Лемносский дневник офицера Терского казачьего войска 1920–1921 гг. - стр. 29
Итак, […] начальникам лагерей Мудрос Восточный и Мудрос Западный предписывается довести настоящий приказ до сведения своих подчиненных с тем, чтобы мне было доложено к завтрашнему дню, к 18 часам, а по возможности раньше, о количестве желающих вернуться в Совдепию[142] […]. Свобода выражения мнения сохраняется за всеми, а те, кто будут препятствовать этому, понесут ответственность перед французской властью. Настоящий приказ будет прочитан войскам полностью, а затем расклеен в лагерях»[143].
Немедля вступает в действие русская контрпропаганда. Вот как ее описывает Бруссо: «Это были лишь прогулки по лагерям, речи, крики “ура”, чистая дребедень; короче говоря, обычная инсценировка, применяемая для введения в заблуждение этих впечатлительных народностей»[144].
Офицеры распространяют разные слухи: Сербия и Крит в ближайшее время начнут принимать беженцев, снабжение за счет США… Кубанский атаман запрещает своим казакам уезжать. Наблюдаются случаи избиения офицерами желающих покинуть Лемнос[145]. За это время грузятся на борт 1430 человек, вот уж несколько недель демобилизованных в ожидании отправки. Грузятся еще около 500 человек, явившихся по собственному почину к причалу. Около 1100 донцов, прибывших из Чаталджи, объявили себя «возвращенцами», не высадившись на Лемносе. На следующее утро, с 8.30, некий капитан Мишле с конвоем из тридцати вооруженных матросов и четырех конных жандармов появляется у мест расквартирования с вопросом, все ли ознакомились с приказом ген. Бруссо, и повторяет, что каждый свободен уехать. Тем, кто выражает желание вернуться в Россию, предлагается сразу собрать вещи и немедленно направиться в порт к месту погрузки. Приказано обуздать немедленно все слова и жесты, имеющие издевательский оттенок[146].

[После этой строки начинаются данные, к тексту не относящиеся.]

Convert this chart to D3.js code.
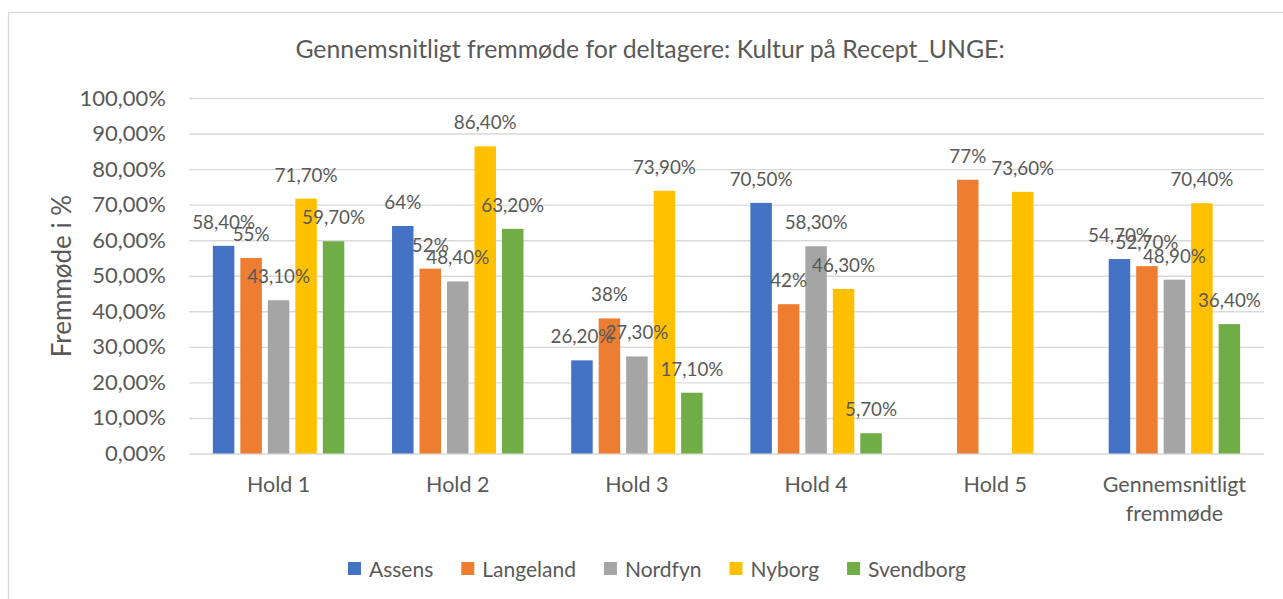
<!DOCTYPE html>
<html>
<head>
<meta charset="utf-8">
<script src="https://cdn.jsdelivr.net/npm/d3@7"></script>
<style>
  body { margin: 0; background: #fff; }
  svg { display: block; font-family: Lato, 'Open Sans', sans-serif; }
</style>
</head>
<body>
<div id="chart"></div>
<script>
// categories and series (values in %)
const categories = ['Hold 1', 'Hold 2', 'Hold 3', 'Hold 4', 'Hold 5', 'Gennemsnitligt fremmøde']
const seriesNames = ['Assens', 'Langeland', 'Nordfyn', 'Nyborg', 'Svendborg']
const assens = [58.4, 64, 26.2, 70.5, null, 54.7]
const langeland = [55, 52, 38, 42, 77, 52.7]
const nordfyn = [43.1, 48.4, 27.3, 58.3, null, 48.9]
const nyborg = [71.7, 86.4, 73.9, 46.3, 73.6, 70.4]
const svendborg = [59.7, 63.2, 17.1, 5.7, null, 36.4]
const seriesColors = ['#4472c4', '#ed7d31', '#a5a5a5', '#ffc000', '#70ad47']
const yTicks = [0, 10, 20, 30, 40, 50, 60, 70, 80, 90, 100]

const title = 'Gennemsnitligt fremmøde for deltagere: Kultur på Recept_UNGE:'
const yTitle = 'Fremmøde i %'

const width = 1283
const height = 599
const margin = { top: 98, right: 19, bottom: 145, left: 189 }
const textColor = '#595959'
const gridColor = '#d9d9d9'

const seriesValues = [assens, langeland, nordfyn, nyborg, svendborg]
const series = seriesNames.map((name, i) => ({ name, color: seriesColors[i], values: seriesValues[i] }))

const svg = d3.select('#chart').append('svg')
  .attr('width', width)
  .attr('height', height)

// chart area border
svg.append('rect')
  .attr('x', 8.5)
  .attr('y', 12.5)
  .attr('width', 1400)
  .attr('height', 700)
  .attr('fill', '#fff')
  .attr('stroke', gridColor)
  .attr('stroke-width', 1.3)

// title
svg.append('text')
  .attr('x', 650)
  .attr('y', 58)
  .attr('text-anchor', 'middle')
  .attr('fill', textColor)
  .style('font-size', '24.8px')
  .text(title)

const x0 = d3.scaleBand()
  .domain(categories)
  .range([margin.left, width - margin.right])
  .padding(0)

// bars inside a group take ~77% of the category width
const groupWidth = x0.bandwidth() * 0.767
const x1 = d3.scaleBand()
  .domain(seriesNames)
  .range([(x0.bandwidth() - groupWidth) / 2, (x0.bandwidth() + groupWidth) / 2])
  .paddingInner(0.218)
  .paddingOuter(0.109)

const y = d3.scaleLinear()
  .domain([0, 100])
  .range([height - margin.bottom - 0.5, margin.top])

const fmtTick = d => d.toFixed(2).replace('.', ',') + '%'
const fmtLabel = v => (v % 1 === 0 ? v + '%' : v.toFixed(2).replace('.', ',') + '%')

// y axis with gridlines
const yAxis = svg.append('g')
  .attr('transform', `translate(${margin.left},0)`)
  .call(d3.axisLeft(y)
    .tickValues(yTicks)
    .tickFormat(fmtTick)
    .tickSize(-(width - margin.left - margin.right))
    .tickPadding(23))
yAxis.select('.domain').remove()
yAxis.selectAll('line').attr('stroke', gridColor).attr('stroke-width', 1.4)
yAxis.selectAll('text')
  .attr('fill', textColor)
  .style('font-size', '22px')
  .style('font-family', 'Lato')

// y axis title
svg.append('text')
  .attr('transform', 'translate(71,276) rotate(-90)')
  .attr('text-anchor', 'middle')
  .attr('fill', textColor)
  .style('font-size', '26px')
  .text(yTitle)

// x axis (category labels)
const xAxis = svg.append('g')
  .attr('transform', `translate(0,${y(0)})`)
  .call(d3.axisBottom(x0).tickSize(0).tickPadding(23))
xAxis.select('.domain').remove()
xAxis.selectAll('text')
  .attr('fill', textColor)
  .style('font-size', '21.5px')
  .style('font-family', 'Lato')
  .call(wrap, x0.bandwidth() * 0.9)

function wrap (texts, maxWidth) {
  texts.each(function () {
    const text = d3.select(this)
    const words = text.text().split(/\s+/)
    const yy = text.attr('y')
    const dy = parseFloat(text.attr('dy'))
    let line = []
    let lineNo = 0
    let tspan = text.text(null).append('tspan').attr('x', 0).attr('y', yy).attr('dy', dy + 'em')
    words.forEach(w => {
      line.push(w)
      tspan.text(line.join(' '))
      if (tspan.node().getComputedTextLength() > maxWidth && line.length > 1) {
        line.pop()
        tspan.text(line.join(' '))
        line = [w]
        lineNo++
        tspan = text.append('tspan').attr('x', 0).attr('y', yy)
          .attr('dy', (dy + lineNo * 1.36) + 'em').text(w)
      }
    })
  })
}

// bars
const groups = svg.append('g').selectAll('g')
  .data(series)
  .join('g')
  .attr('fill', d => d.color)

groups.selectAll('rect')
  .data(d => d.values.map((v, i) => ({ name: d.name, cat: categories[i], v })).filter(e => e.v !== null))
  .join('rect')
  .attr('x', d => x0(d.cat) + x1(d.name))
  .attr('y', d => y(d.v))
  .attr('width', x1.bandwidth())
  .attr('height', d => y(0) - y(d.v))

// data labels drawn after all bars
const labels = svg.append('g')
  .attr('fill', textColor)
  .attr('text-anchor', 'middle')
  .style('font-size', '18.8px')
series.forEach(s => {
  labels.selectAll(null)
    .data(s.values.map((v, i) => ({ name: s.name, cat: categories[i], v })).filter(e => e.v !== null))
    .join('text')
    .attr('x', d => x0(d.cat) + x1(d.name) + x1.bandwidth() / 2)
    .attr('y', d => y(d.v) - 17)
    .text(d => fmtLabel(d.v))
})

// legend
const legend = svg.append('g')
  .attr('transform', 'translate(0,569)')
const items = legend.selectAll('g')
  .data(series)
  .join('g')
items.append('rect')
  .attr('y', -7)
  .attr('width', 13)
  .attr('height', 13)
  .attr('fill', d => d.color)
items.append('text')
  .attr('x', 21)
  .attr('y', 7.5)
  .attr('fill', textColor)
  .style('font-size', '21px')
  .text(d => d.name)

let offset = 0
const positions = []
items.each(function () {
  positions.push(offset)
  offset += 21 + d3.select(this).select('text').node().getComputedTextLength() + 28
})
const totalWidth = offset - 28
const legendStart = 657 - totalWidth / 2
items.attr('transform', (d, i) => `translate(${legendStart + positions[i]},0)`)
</script>
</body>
</html>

Эффективность подобного мероприятия весьма мала, как подчеркивает один французский очевидец: «Нетрудно было предвидеть, что все увенчается лишь скромным успехом; желающие вернуться боятся покинуть ряды под насмешливым взглядом товарищей, и враждебным – офицеров. Чувствуется, что их заранее готовили: не успел офицер закончить свою речь, как раздается как по команде единодушный крик: желаем остаться в армии Врангеля»[147].
В Кубанском лагере Мишле ожидает живописный маршрут, который он детально описывает во всех своих докладах. По пятам за ним следуют Фостиков и около тридцати русских офицеров, с оружием. В «надежных» частях прием отлично отрепетирован. Например, гвардейский полк[148] единогласно выражает желание уехать… в Германию: «Этот коллективный ответ произвел у свидетелей, господ и дам из штаба […] взрыв удовлетворения и насмешек, покрытых неизбежной музыкой».